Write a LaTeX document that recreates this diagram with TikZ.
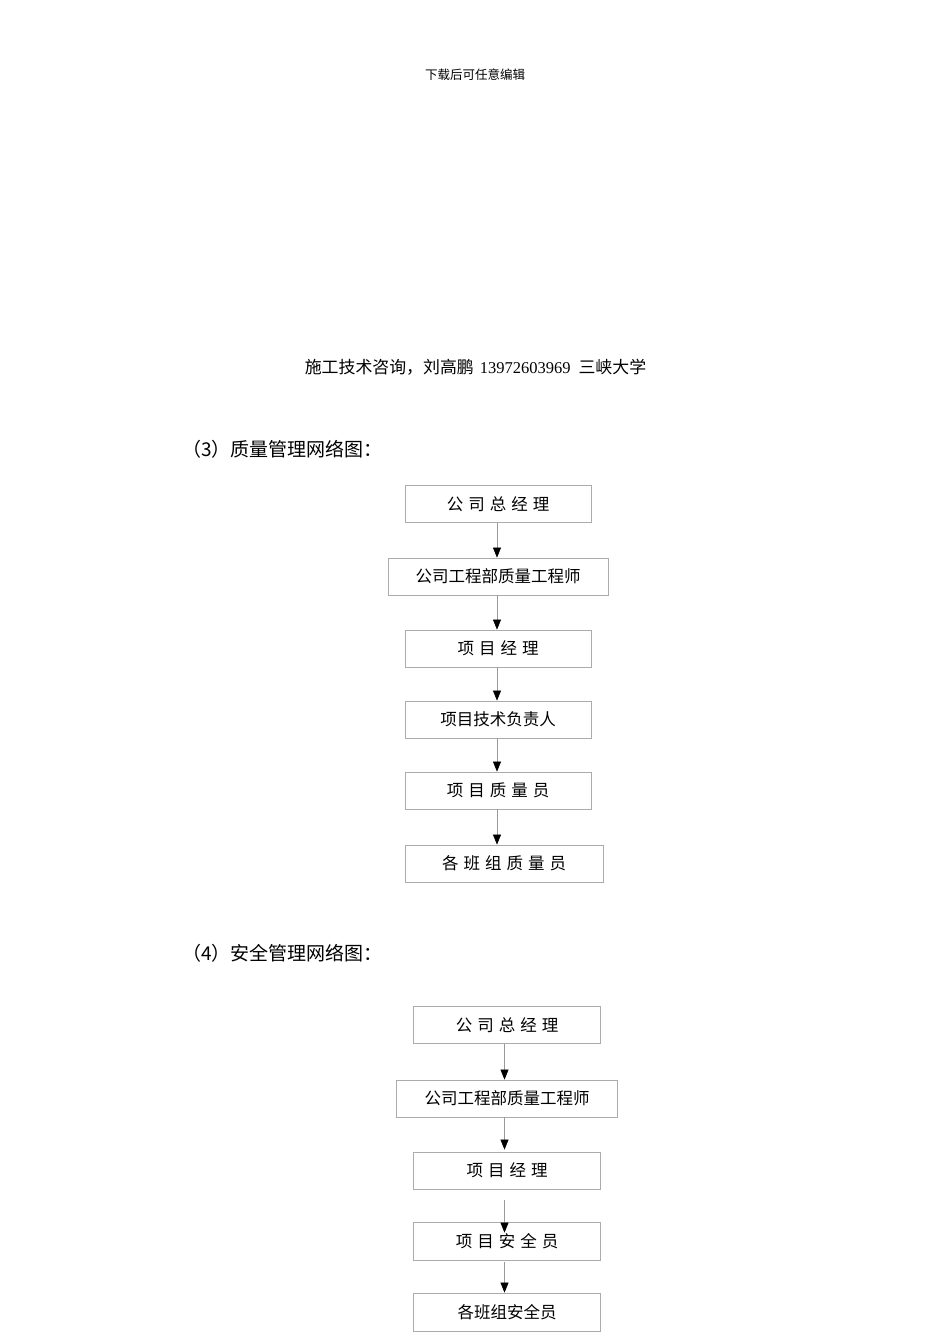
\documentclass[tikz,border=0pt]{standalone}
\usepackage{fontspec}
\setmainfont{Liberation Serif}
\newfontfamily\cjk{Noto Sans CJK SC}
\usetikzlibrary{arrows.meta}
\newcommand{\kgap}{\hspace{5pt}}
\begin{document}
\begin{tikzpicture}[x=1pt,y=-1pt,
  box/.style={draw=black!33,line width=0.8pt,inner sep=0pt,minimum width=186pt,minimum height=37pt,font=\cjk\fontsize{16.5pt}{18pt}\selectfont},
  conn/.style={draw=black!40,line width=0.6pt,-{Triangle[length=10pt,width=8pt,color=black]}},
  heading/.style={anchor=west,inner sep=0pt,font=\cjk\fontsize{19pt}{21pt}\selectfont}]
\useasboundingbox (0,0) rectangle (950,1344);
\node (top) at (475,75) {\cjk\fontsize{12.5pt}{14pt}\selectfont 下载后可任意编辑};
\node (hdr) at (475.5,367) {\fontsize{16.5pt}{18pt}\selectfont{\cjk\fontsize{16.9pt}{18pt}\selectfont 施工技术咨询，刘高鹏}\hspace{6pt}13972603969\hspace{8pt}{\cjk\fontsize{16.9pt}{18pt}\selectfont 三峡大学}};
\node[heading] (t3) at (182,449) {（3）质量管理网络图：};
\node[heading] (t4) at (182,953) {（4）安全管理网络图：};
% diagram 1
\node[box] (q1) at (498,504) {公\kgap 司\kgap 总\kgap 经\kgap 理};
\node[box,minimum width=220pt] (q2) at (498,576.5) {公司工程部质量工程师};
\node[box] (q3) at (498,648.5) {项\kgap 目\kgap 经\kgap 理};
\node[box] (q4) at (498,719.5) {项目技术负责人};
\node[box] (q5) at (498,790.5) {项\kgap 目\kgap 质\kgap 量\kgap 员};
\node[box,minimum width=198pt] (q6) at (504,863.5) {各\kgap 班\kgap 组\kgap 质\kgap 量\kgap 员};
\draw[conn] ([xshift=-1pt]q1.south) -- ([xshift=-1pt]q1.south |- q2.north);
\draw[conn] ([xshift=-1pt]q2.south) -- ([xshift=-1pt]q2.south |- q3.north);
\draw[conn] ([xshift=-1pt]q3.south) -- ([xshift=-1pt]q3.south |- q4.north);
\draw[conn] ([xshift=-1pt]q4.south) -- ([xshift=-1pt]q4.south |- q5.north);
\draw[conn] ([xshift=-1pt]q5.south) -- ([xshift=-1pt]q5.south |- q6.north);
% diagram 2
\node[box,minimum width=187pt] (s1) at (507,1025) {公\kgap 司\kgap 总\kgap 经\kgap 理};
\node[box,minimum width=221pt] (s2) at (507,1098.5) {公司工程部质量工程师};
\node[box,minimum width=187pt] (s3) at (507,1170.5) {项\kgap 目\kgap 经\kgap 理};
\node[box,minimum width=187pt,minimum height=38pt] (s4) at (507,1241) {项\kgap 目\kgap 安\kgap 全\kgap 员};
\node[box,minimum width=187pt,minimum height=38pt] (s5) at (507,1312) {各班组安全员};
\draw[conn] ([xshift=-2.5pt]s1.south) -- ([xshift=-2.5pt]s1.south |- s2.north);
\draw[conn] ([xshift=-2.5pt]s2.south) -- ([xshift=-2.5pt,yshift=2pt]s2.south |- s3.north);
\draw[conn,shorten <=11pt,shorten >=-11pt] ([xshift=-2.5pt]s3.south) -- ([xshift=-2.5pt]s3.south |- s4.north);
\draw[conn,shorten <=2pt] ([xshift=-2.5pt]s4.south) -- ([xshift=-2.5pt]s4.south |- s5.north);
\end{tikzpicture}
\end{document}
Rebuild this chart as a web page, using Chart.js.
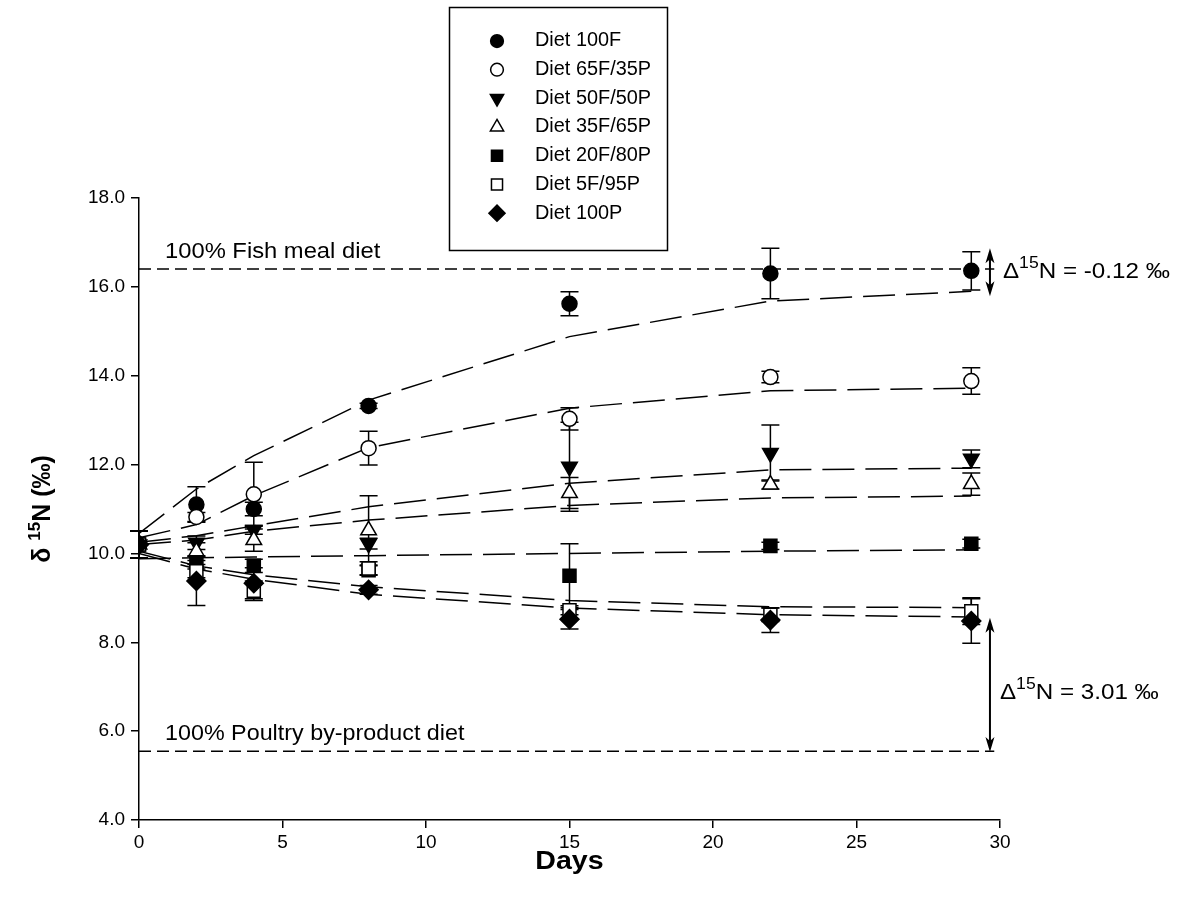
★ ★ ★
Without the pictures, restate each entry exactly.

Write a LaTeX document that recreates this diagram with TikZ.
\documentclass[tikz,border=0pt]{standalone}
\usepackage{fontspec}
\setmainfont{Liberation Serif}
\newfontfamily\cjk{Noto Sans CJK SC}
\usetikzlibrary{arrows.meta}
\newcommand{\kgap}{\hspace{5pt}}
\begin{document}
\begin{tikzpicture}[x=1pt,y=-1pt,
  box/.style={draw=black!33,line width=0.8pt,inner sep=0pt,minimum width=186pt,minimum height=37pt,font=\cjk\fontsize{16.5pt}{18pt}\selectfont},
  conn/.style={draw=black!40,line width=0.6pt,-{Triangle[length=10pt,width=8pt,color=black]}},
  heading/.style={anchor=west,inner sep=0pt,font=\cjk\fontsize{19pt}{21pt}\selectfont}]
\useasboundingbox (0,0) rectangle (950,1344);
\node (top) at (475,75) {\cjk\fontsize{12.5pt}{14pt}\selectfont 下载后可任意编辑};
\node (hdr) at (475.5,367) {\fontsize{16.5pt}{18pt}\selectfont{\cjk\fontsize{16.9pt}{18pt}\selectfont 施工技术咨询，刘高鹏}\hspace{6pt}13972603969\hspace{8pt}{\cjk\fontsize{16.9pt}{18pt}\selectfont 三峡大学}};
\node[heading] (t3) at (182,449) {（3）质量管理网络图：};
\node[heading] (t4) at (182,953) {（4）安全管理网络图：};
% diagram 1
\node[box] (q1) at (498,504) {公\kgap 司\kgap 总\kgap 经\kgap 理};
\node[box,minimum width=220pt] (q2) at (498,576.5) {公司工程部质量工程师};
\node[box] (q3) at (498,648.5) {项\kgap 目\kgap 经\kgap 理};
\node[box] (q4) at (498,719.5) {项目技术负责人};
\node[box] (q5) at (498,790.5) {项\kgap 目\kgap 质\kgap 量\kgap 员};
\node[box,minimum width=198pt] (q6) at (504,863.5) {各\kgap 班\kgap 组\kgap 质\kgap 量\kgap 员};
\draw[conn] ([xshift=-1pt]q1.south) -- ([xshift=-1pt]q1.south |- q2.north);
\draw[conn] ([xshift=-1pt]q2.south) -- ([xshift=-1pt]q2.south |- q3.north);
\draw[conn] ([xshift=-1pt]q3.south) -- ([xshift=-1pt]q3.south |- q4.north);
\draw[conn] ([xshift=-1pt]q4.south) -- ([xshift=-1pt]q4.south |- q5.north);
\draw[conn] ([xshift=-1pt]q5.south) -- ([xshift=-1pt]q5.south |- q6.north);
% diagram 2
\node[box,minimum width=187pt] (s1) at (507,1025) {公\kgap 司\kgap 总\kgap 经\kgap 理};
\node[box,minimum width=221pt] (s2) at (507,1098.5) {公司工程部质量工程师};
\node[box,minimum width=187pt] (s3) at (507,1170.5) {项\kgap 目\kgap 经\kgap 理};
\node[box,minimum width=187pt,minimum height=38pt] (s4) at (507,1241) {项\kgap 目\kgap 安\kgap 全\kgap 员};
\node[box,minimum width=187pt,minimum height=38pt] (s5) at (507,1312) {各班组安全员};
\draw[conn] ([xshift=-2.5pt]s1.south) -- ([xshift=-2.5pt]s1.south |- s2.north);
\draw[conn] ([xshift=-2.5pt]s2.south) -- ([xshift=-2.5pt,yshift=2pt]s2.south |- s3.north);
\draw[conn,shorten <=11pt,shorten >=-11pt] ([xshift=-2.5pt]s3.south) -- ([xshift=-2.5pt]s3.south |- s4.north);
\draw[conn,shorten <=2pt] ([xshift=-2.5pt]s4.south) -- ([xshift=-2.5pt]s4.south |- s5.north);
\end{tikzpicture}
\end{document}
Rebuild this chart as a web page, using Chart.js.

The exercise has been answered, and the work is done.